In Re The Marriage Of: Lisa Tegrotenhuis, Appellant V. David Tegrotenhuis, Respondent

Case Date: 05/29/2012

 
DO NOT CITE. SEE GR 14.1(a).


Court of Appeals Division I
State of Washington

Opinion Information Sheet

Docket Number: 66246-5
Title of Case: In Re The Marriage Of: Lisa Tegrotenhuis, Appellant V. David Tegrotenhuis, Respondent
File Date: 05/29/2012

SOURCE OF APPEAL
----------------
Appeal from San Juan Superior Court
Docket No: 09-3-05027-3
Judgment or order under review
Date filed: 10/29/2010
Judge signing: Honorable Donald E. Eaton

JUDGES
------
Authored byC. Kenneth Grosse
Concurring:J. Robert Leach
Anne Ellington

COUNSEL OF RECORD
-----------------

Counsel for Appellant(s)
 Stephen a Brandli  
 Brandli Law PLLC
 1 Front St Ste D2
 Po Box 850
 Friday Harbor, WA, 98250-0850

Counsel for Respondent(s)
 Catherine Wright Smith  
 Smith Goodfriend PS
 1109 1st Ave Ste 500
 Seattle, WA, 98101-2988

 Douglas Allen Saar  
 Law Office of Skinner & Saar PS
 791 Se Barrington Dr
 Oak Harbor, WA, 98277-3278
			

 IN THE COURT OF APPEALS OF THE STATE OF WASHINGTON

In the Matter of the Marriage of            )
                                            )  No. 66246-5-I
LISA LYNN TEGROTENHUIS,                     )
                                            )   DIVISION ONE
                      Appellant,            )
                                            )  UNPUBLISHED OPINION
              and                           )
                                            )   
DAVID ALAN TEGROTENHUIS,                    )
                                            )
                      Respondent.           )   FILED: May 29, 2012

       Grosse, J.  --  The goal of property division in a dissolution action is a just 

and equitable distribution of the parties' property and liabilities.  The trial court's 

order distributing property is reviewed for an abuse of discretion, and will only be 

reversed if there is a manifest abuse of that discretion.  A trial court does not 

abuse its discretion when substantial evidence supports its division of the 

property.  Here, the trial court correctly interpreted the prenuptial agreement 

according to Michigan law and did not abuse its discretion in awarding a 

disproportionate share of the community property             under Washington law, 

particularly here where the husband's separate property was the source for all of 

the marital estate.  Accordingly, we affirm the trial court.
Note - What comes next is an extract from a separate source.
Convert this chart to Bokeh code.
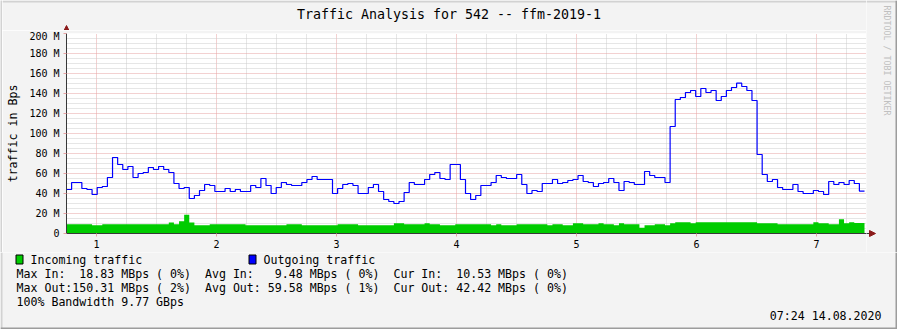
import re
import math
import numpy as np
from bokeh.plotting import figure
from bokeh.models import Range1d, FixedTicker
from bokeh.layouts import row, column
from bokeh.core.properties import value
from bokeh.embed import file_html
from bokeh.resources import INLINE

W, H = 897, 329
FONT = "DejaVu Sans Mono"

# ---------------- data ----------------
title_text = "Traffic Analysis for 542 -- ffm-2019-1"
y_axis_title = "traffic in Bps"
watermark = "RRDTOOL / TOBI OETIKER"
timestamp = "07:24 14.08.2020"

day_labels = ["1", "2", "3", "4", "5", "6", "7"]
day_tick_hours = [6, 30, 54, 78, 102, 126, 150]
y_ticks = [0, 20, 40, 60, 80, 100, 120, 140, 160, 180, 200]
y_tick_labels = ["0", "20 M", "40 M", "60 M", "80 M", "100 M",
                 "120 M", "140 M", "160 M", "180 M", "200 M"]

# hourly-ish samples, MBps
outgoing_mbps = [
    44, 51, 51, 45, 44, 39, 46, 47, 56, 76,
    69, 64, 67, 56, 60, 61, 66, 64, 67, 64,
    61, 50, 45, 46, 35, 38, 43, 49, 48, 42,
    42, 45, 42, 44, 42, 42, 48, 46, 55, 48,
    40, 46, 51, 49, 48, 48, 51, 54, 57, 54,
    54, 54, 40, 45, 49, 50, 48, 40, 40, 46,
    49, 42, 34, 32, 30, 32, 41, 51, 49, 49,
    54, 59, 61, 55, 54, 69, 69, 54, 40, 34,
    38, 48, 48, 51, 58, 56, 55, 55, 59, 49,
    40, 43, 42, 50, 50, 54, 50, 51, 53, 54,
    58, 52, 51, 47, 50, 51, 55, 51, 43, 52,
    51, 49, 49, 62, 58, 56, 56, 51, 107, 134,
    136, 141, 143, 137, 145, 141, 143, 133, 137, 143,
    146, 150.3, 147, 143, 133, 79, 59, 52, 54, 46,
    44, 44, 49, 42, 40, 40, 43, 42, 39, 52,
    49, 51, 49, 53, 50, 42.4,
]
incoming_mbps = [
    9.3, 9.3, 9.3, 9.3, 9.3, 8.3, 8.3, 9.3, 9.3, 9.3,
    9.3, 9.3, 9.3, 9.3, 9.3, 9.3, 9.3, 9.3, 9.3, 9.3,
    11.0, 9.3, 12.3, 18.8, 11.0, 8.3, 8.3, 8.3, 9.3, 9.3,
    9.3, 9.3, 9.3, 9.3, 9.3, 8.3, 8.3, 8.3, 8.3, 8.3,
    8.3, 8.3, 8.3, 9.3, 9.3, 9.3, 8.3, 8.3, 8.3, 8.3,
    8.3, 8.3, 8.3, 9.3, 9.3, 9.3, 9.3, 8.3, 8.3, 8.3,
    8.3, 8.3, 8.3, 8.3, 10.3, 10.3, 9.3, 9.3, 9.3, 9.3,
    10.3, 9.3, 9.3, 8.3, 8.3, 8.3, 9.3, 9.3, 9.3, 9.3,
    9.3, 9.3, 9.3, 8.3, 9.3, 8.3, 8.3, 8.3, 9.3, 9.3,
    9.3, 9.3, 9.3, 9.3, 8.3, 9.3, 9.3, 8.3, 8.3, 10.3,
    10.3, 9.3, 9.3, 9.3, 10.3, 9.3, 9.3, 8.3, 10.3, 9.3,
    9.3, 9.3, 5.7, 8.3, 8.3, 9.3, 9.3, 8.3, 10.3, 11.3,
    11.3, 11.3, 10.3, 11.3, 11.3, 11.3, 11.3, 11.3, 11.3, 11.3,
    11.3, 11.3, 11.3, 11.3, 11.3, 10.3, 10.3, 10.3, 10.3, 9.3,
    9.3, 9.3, 9.3, 9.3, 9.3, 9.3, 11.3, 10.3, 10.3, 9.3,
    9.3, 14.3, 10.3, 11.3, 10.5, 10.5,
]
data_span_hours = 159.6
x_span_hours = 160

series_names = ["Incoming traffic", "Outgoing traffic"]
series_colors = ["#00CC00", "#0000FF"]
stat_labels_in = ["Max In:", "Avg In:", "Cur In:"]
stat_labels_out = ["Max Out:", "Avg Out:", "Cur Out:"]
stats_in = [18.83, 9.48, 10.53]
stats_out = [150.31, 59.58, 42.42]
pct_in = [0, 0, 0]
pct_out = [2, 1, 0]
bandwidth_text = "100% Bandwidth 9.77 GBps"

# ---------------- layout / style ----------------
BACK = "#F3F3F3"
SHADE_A = "#D2D2D2"
SHADE_B = "#9C9C9C"
MAJOR = "#E6A3A3"
MINOR = "#CCCCCC"
AXIS = "#383838"
ARROW = "#8B1A1A"

SHADE = 2               # frame shading width
TOP_H = 30              # title strip height
RIGHT_W = 31            # right strip width
MAIN_H = 222            # main figure height
FRAME_L, FRAME_T = 66, 33
PLOT_W, PLOT_H = 800, 200
Y_MAX = 200
MID_W = W - SHADE - RIGHT_W
BOT_Y = TOP_H + MAIN_H
BOT_H = H - BOT_Y


def aux(w, h, x0, y0, bg=BACK):
    f = figure(width=w, height=h, output_backend="svg", toolbar_location=None,
               x_range=Range1d(x0, x0 + w), y_range=Range1d(y0 + h, y0),
               x_axis_type=None, y_axis_type=None,
               min_border_left=0, min_border_right=0, min_border_top=0,
               min_border_bottom=0, background_fill_color=bg,
               border_fill_color=bg, outline_line_color=None,
               frame_align=False)
    return f


def text(f, x, y, s, size="11.6px", align="left", baseline="alphabetic",
         angle=0.0, color="#000000"):
    f.text(x=[x], y=[y], text=[s], text_font=value(FONT),
           text_font_size=value(size), text_align=align,
           text_baseline=baseline, angle=angle, text_color=color)


def rect(f, l, t, r, b, fill, line=None):
    f.quad(left=[l], right=[r], top=[t], bottom=[b], fill_color=fill,
           line_color=line, line_width=1)


# ---------------- main plot ----------------
p = figure(width=MID_W, height=MAIN_H, output_backend="svg", toolbar_location=None,
           x_range=Range1d(0, x_span_hours), y_range=Range1d(0, Y_MAX),
           min_border_left=FRAME_L - SHADE,
           min_border_right=MID_W - (FRAME_L - SHADE) - PLOT_W,
           min_border_top=FRAME_T - TOP_H,
           min_border_bottom=MAIN_H - (FRAME_T - TOP_H) - PLOT_H,
           background_fill_color="#FFFFFF", frame_align=False,
           border_fill_color=BACK, outline_line_color=None)

minor_x = [h for h in range(6, x_span_hours + 1, 6) if h not in day_tick_hours]
minor_y = [v for v in range(5, Y_MAX + 1, 5) if v not in y_ticks]
xt = FixedTicker(ticks=day_tick_hours, minor_ticks=minor_x)
yt = FixedTicker(ticks=y_ticks, minor_ticks=minor_y)
p.xaxis.ticker = xt
p.xgrid.ticker = xt
p.yaxis.ticker = yt
p.ygrid.ticker = yt

for g in (p.xgrid[0], p.ygrid[0]):
    g.grid_line_color = MAJOR
    g.grid_line_dash = "1 1"
    g.grid_line_width = 1
    g.minor_grid_line_color = MINOR
    g.minor_grid_line_dash = "1 1"
    g.minor_grid_line_width = 1

for ax in (p.xaxis[0], p.yaxis[0]):
    ax.axis_line_color = AXIS
    ax.major_tick_line_color = MAJOR
    ax.major_tick_in = 0
    ax.major_tick_out = 3
    ax.minor_tick_line_color = None
    ax.major_label_text_font = FONT
    ax.major_label_text_font_size = "10px"
    ax.major_label_text_color = "#000000"

p.xaxis.major_label_overrides = dict(zip(day_tick_hours, day_labels))
p.xaxis.major_label_standoff = 2
p.yaxis.major_label_overrides = dict(zip(y_ticks, y_tick_labels))
p.yaxis.major_label_standoff = 3
p.yaxis.axis_label = y_axis_title
p.yaxis.axis_label_text_font = FONT
p.yaxis.axis_label_text_font_size = "11.6px"
p.yaxis.axis_label_text_font_style = "normal"
p.yaxis.axis_label_text_color = "#000000"
p.yaxis.axis_label_standoff = 6

n = len(outgoing_mbps)
edges = np.linspace(0, data_span_hours, n + 1)
in_y = incoming_mbps + [incoming_mbps[-1]]
out_y = outgoing_mbps + [outgoing_mbps[-1]]
p.varea_step(x=edges, y1=np.zeros(n + 1), y2=in_y, step_mode="after",
             fill_color=series_colors[0])
p.step(edges, out_y, mode="after", line_color=series_colors[1], line_width=1.2)

# ---------------- title strip ----------------
t = aux(MID_W, TOP_H, SHADE, 0)
rect(t, SHADE, 0, SHADE + MID_W, SHADE, SHADE_A)
text(t, W / 2, 14, title_text, size="13.3px", align="center")
t.segment(x0=[FRAME_L], y0=[26], x1=[FRAME_L], y1=[TOP_H], line_color=AXIS, line_width=1)
t.patch(x=[FRAME_L - 3, FRAME_L + 3, FRAME_L], y=[TOP_H + 1, TOP_H + 1, 25],
        fill_color=ARROW, line_color=ARROW)

# ---------------- left shade strip ----------------
lstrip = aux(SHADE, BOT_Y, 0, 0, bg=SHADE_A)

# ---------------- right strip ----------------
r = aux(RIGHT_W, BOT_Y, W - RIGHT_W, 0)
rect(r, W - RIGHT_W, 0, W, SHADE, SHADE_A)
rect(r, W - SHADE, 0, W, BOT_Y, SHADE_B)
text(r, 886, 5, watermark, size="8.3px", baseline="middle", angle=-math.pi / 2,
     color="#C0C0C0")
r.segment(x0=[FRAME_L + PLOT_W - 1], y0=[FRAME_T + PLOT_H], x1=[FRAME_L + PLOT_W + 4],
          y1=[FRAME_T + PLOT_H], line_color=AXIS, line_width=1)
r.patch(x=[FRAME_L + PLOT_W + 3, FRAME_L + PLOT_W + 3, FRAME_L + PLOT_W + 9],
        y=[FRAME_T + PLOT_H - 3, FRAME_T + PLOT_H + 3, FRAME_T + PLOT_H],
        fill_color=ARROW, line_color=ARROW)

# ---------------- legend / stats strip ----------------
b = aux(W, BOT_H, 0, BOT_Y)
rect(b, 0, BOT_Y, SHADE, H, SHADE_A)
rect(b, W - SHADE, BOT_Y, W, H, SHADE_B)
rect(b, 0, H - SHADE, W, H, SHADE_B)

rect(b, 15.5, 254.5, 22.5, 263.5, series_colors[0], "#000000")
rect(b, 248.5, 254.5, 255.5, 263.5, series_colors[1], "#000000")
text(b, 30, 259.5, series_names[0])
text(b, 263, 259.5, series_names[1])

CW = 6.98
X0 = 16


def stat_row(labels, vals, pcts):
    return "  ".join(f"{lab:<8}{v:6.2f} MBps ({pc:2d}%)"
                     for lab, v, pc in zip(labels, vals, pcts))


rows = [stat_row(stat_labels_in, stats_in, pct_in),
        stat_row(stat_labels_out, stats_out, pct_out),
        bandwidth_text]
for i, line in enumerate(rows):
    for m in re.finditer(r"\S+(?: \S+)*", line):
        text(b, X0 + m.start() * CW, 273.5 + 14 * i, m.group())

text(b, 881, 315.5, timestamp, align="right")

layout = column(row(lstrip, column(t, p, spacing=0), r, spacing=0), b, spacing=0)
open("out.html", "w").write(file_html(layout, INLINE))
                                        FACTS

       After obtaining a dental assistant certificate in 1990, Lisa  Hill was 

employed by David TeGrotenhuis at his newly formed dental group in Ann Arbor, 

Michigan, where she earned $12 to $13 an hour.  Within a month of her  

No. 66246-5-I / 2

employment, Hill began dating TeGrotenhuis.  TeGrotenhuis was going through 

a divorce at the time.  Hill was also married and obtained a divorce in 1992.

       In the fall of 1992, Hill moved in with TeGrotenhuis in his home in Howell, 

Michigan.  She soon began to care for the home and worked less at the dental 

practice. Hill enrolled in school full time in 1993 and obtained a bachelor of 

science in geology.  

       While on vacation in Alaska, the parties purchased property in Homer, 

Alaska.  Hill testified that she contributed $10,000 that she had received as a gift 

from TeGrotenhuis's father.  The parties entered into a prenuptial agreement on 

December 24, 1997.  Hill objected to the characterization of the Alaska property 

as TeGrotenhuis's separate property and the Agreement was altered to provide 

that Hill would receive the property after 15 years if they remained married.        Hill 

and TeGrotenhuis were married on December 31, 1997, in Banff, Canada.  

       In 1998, while vacationing in San Juan County, Washington, the parties 

fell in love with the area.  Between 1999 and 2005, the parties made a series of 

real estate purchases on San Juan Island.  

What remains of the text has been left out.